A JAPANESE MIRROR deals especially with the ties between men and women, not only sexually, but in terms of family relations. While men sometimes appear as tough, even murderous samurai or yakuza (gangster) heroes, they also can be portrayed in films, comics, or literature as weaklings, dominated by “demon women” who turn out to be mothers or wives. There’s an entire chapter called “Making Fun of Father” with a very sadistic twist to some of the examples. There is a long chapter about prostitution and attitudes towards it. Unimbued with Western morals and Christian principles, the Japanese pop culture contained much more violence, sadistic torture, and non-heterosexual views of the world than the West did up to very recent times. Males played all the female roles in kabuki from long ago. The famous Takarazuka all-female theater did the opposite. Image is everything, according to Buruma, and form is much more important than content. The most murderous samurai hero or gangster has to have style. The fact that he’s a killer is far less important—that is, unlike most Western pop culture, there are no moral lessons to be learned. If you read this book, you are going to find endless interesting examples from a very different pop culture, which has nevertheless exerted its influence on the Western variety, especially through animé films and manga styles.

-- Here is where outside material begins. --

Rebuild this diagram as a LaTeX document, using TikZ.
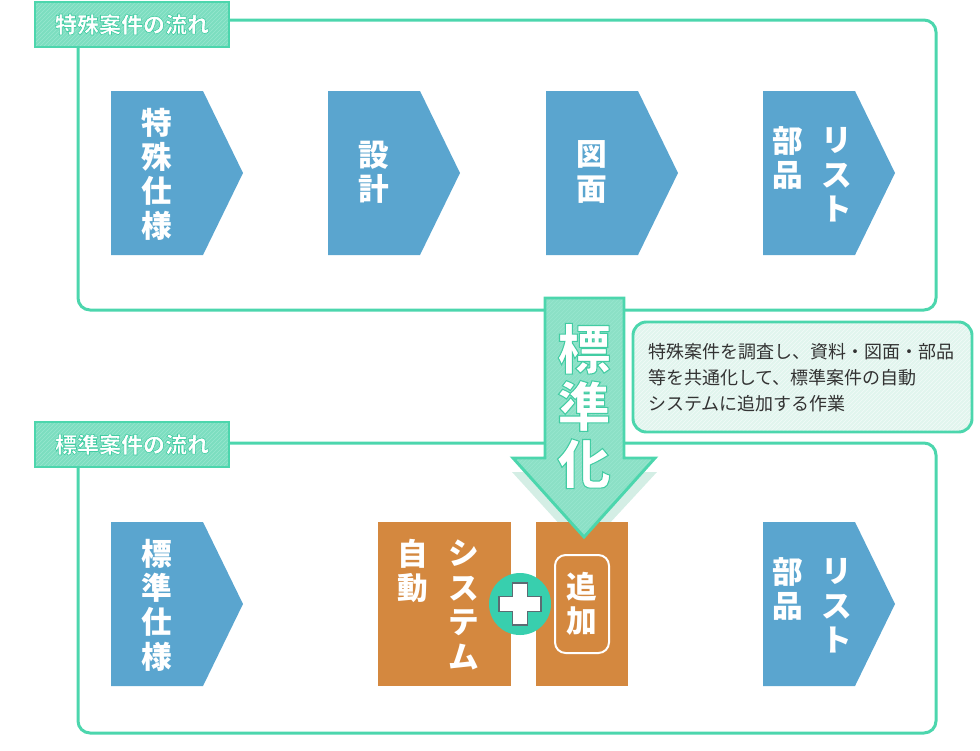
\documentclass[tikz,border=0pt]{standalone}
\usepackage{fontspec}
\newfontfamily\jp{Noto Sans CJK JP}
\usepackage{tikz}
\usetikzlibrary{calc,patterns}
\definecolor{Line}{HTML}{4CD6AD}
\definecolor{Tab}{HTML}{7CDEC0}
\definecolor{TabLine}{HTML}{98E7CF}
\definecolor{Arrow}{HTML}{8BE0C6}
\definecolor{Pale}{HTML}{E1F5EE}
\definecolor{PaleLine}{HTML}{F3FBF8}
\definecolor{Shade}{HTML}{D4EEE5}
\definecolor{Blue}{HTML}{5AA5CF}
\definecolor{Orange}{HTML}{D4883F}
\definecolor{Teal}{HTML}{38CFAE}
\definecolor{CrossLine}{HTML}{5C6B73}
\definecolor{Ink}{HTML}{333333}
% chevron: left x, top y
\newcommand\chevron[2]{\fill[Blue] (#1,#2) -- ++(92,0) -- ++(40,82) -- ++(-40,82) -- ++(-92,0) -- cycle;}
% white glyphs with a green rim: rim width, text
\newcommand\rim[2]{\special{pdf:literal direct q 2 Tr #1 w 0.26 0.80 0.64 RG}#2\special{pdf:literal direct Q}}

\begin{document}
\begin{tikzpicture}[x=0.75pt,y=-0.75pt,
frame/.style={draw=Line,line width=2.25pt,rounded corners=9pt},
tab/.style={preaction={fill=Tab},preaction={pattern=north east lines,pattern color=TabLine},draw=Line,line width=1.9pt},
vlabel/.style={font=\jp\bfseries\fontsize{23}{25.8}\selectfont,text=white,align=center,inner sep=0pt},
tablabel/.style={font=\jp\bfseries\fontsize{16.5}{18}\selectfont,text=white,inner sep=0pt},
biglabel/.style={font=\jp\bfseries\fontsize{40}{43}\selectfont,text=white,align=center,inner sep=0pt},
note/.style={font=\jp\fontsize{13.5}{19.5}\selectfont,text=Ink,align=left,inner sep=0pt,anchor=north west}]
\useasboundingbox (0,0) rectangle (980,750);

% frames and tabs
\draw[frame] (78,20) rectangle (936,310);
\draw[frame] (78,443) rectangle (936,733);
\draw[tab] (35,2) rectangle (229,47);
\draw[tab] (35,422) rectangle (229,467);
\node[tablabel] (tab1) at (132,24.5) {\rim{0.45}{特殊案件の流れ}};
\node[tablabel] (tab2) at (132,444.5) {\rim{0.45}{標準案件の流れ}};

% upper flow
\chevron{111}{91} \chevron{328}{91} \chevron{546}{91} \chevron{763}{91}
\node[vlabel] (spec) at (157,174) {特\\殊\\仕\\様};
\node[vlabel] (design) at (374,172) {設\\計};
\node[vlabel] (drawing) at (592,172) {図\\面};
\node[vlabel] (parts1) at (788,158) {部\\品};
\node[vlabel] (list1) at (837,175) {リ\\ス\\ト};

% lower flow
\chevron{111}{522} \chevron{763}{522}
\node[vlabel] (stdspec) at (157,605) {標\\準\\仕\\様};
\node[vlabel] (parts2) at (788,589) {部\\品};
\node[vlabel] (list2) at (837,606) {リ\\ス\\ト};

% shadow of the arrow head
\fill[Shade] (512,472) -- (657,472) -- (584,551) -- cycle;

% system + addition
\fill[Orange] (378,522) rectangle (511,686);
\fill[Orange] (536,522) rectangle (628,686);
\node[vlabel] (auto) at (413,571) {自\\動};
\node[vlabel] (system) at (464,605) {シ\\ス\\テ\\ム};
\node[vlabel] (add) at (582,604) {追\\加};
\draw[white,line width=1.5pt,rounded corners=8pt] (555,555) rectangle (609,653);
\node[circle,fill=Teal,minimum size=46.5pt,inner sep=0pt] (plus) at (520,604) {};
\draw[fill=white,draw=CrossLine,line width=0.8pt] (512.5,583) -- (527.5,583) -- (527.5,596.5) -- (541,596.5) -- (541,611.5) -- (527.5,611.5) -- (527.5,625) -- (512.5,625) -- (512.5,611.5) -- (499,611.5) -- (499,596.5) -- (512.5,596.5) -- cycle;

% big arrow
\draw[preaction={fill=Arrow},preaction={pattern=north east lines,pattern color=TabLine},draw=Line,line width=2.2pt,line join=miter]
  (545,298) -- (624,298) -- (624,458) -- (655,458) -- (584,537) -- (513,458) -- (545,458) -- cycle;
\node[biglabel] (std) at (584,406) {\rim{0.8}{標}\\\rim{0.8}{準}\\\rim{0.8}{化}};

% note
\draw[preaction={fill=Pale},preaction={pattern=north east lines,pattern color=PaleLine},draw=Line,line width=2.2pt,rounded corners=10pt] (633,322) rectangle (972,432);
\node[note] (memo) at (648,343) {特殊案件を調査し、資料・図面・部品\\等を共通化して、標準案件の自動\\システムに追加する作業};
\end{tikzpicture}
\end{document}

Japanese society tends to be far more group-oriented than Western ones. The individual continually bows to social pressure and conforms. Buruma discusses tatemae---the outward form of behavior in which conformity to group positions and group standards is paramount---and contrasts it with honne—the true feelings that one has, but seldom exhibits. Characters who step out of tatemae and living apart from groups, continually give their actual opinions, are often idealized but seldom emulated---from Botchan (Natsume Soseki’s character in a novel by that name), to Tora-san, the unlikely hero of around 50 movies in a film series (Otoko wa Tsurai yo---It’s Hard to Be a Man!)
Buruma, like Ruth Benedict, discusses some of the Japanese cultural concepts that underlie a lot of behavior….on, giri, wa, and so forth…concepts not much favored in more individualistic societies. Many people, both Japanese and foreigners, pronounce Japan’s culture, and so, Japanese people, to be unique, unfathomable by outsiders. I would not agree at all. Of course, to understand another culture takes time, it takes effort, but in all cases it can be done. We are all human beings. Kekkyoku no tokoro ne, watakushi-tachi wa minna ningen da. There are no separate species!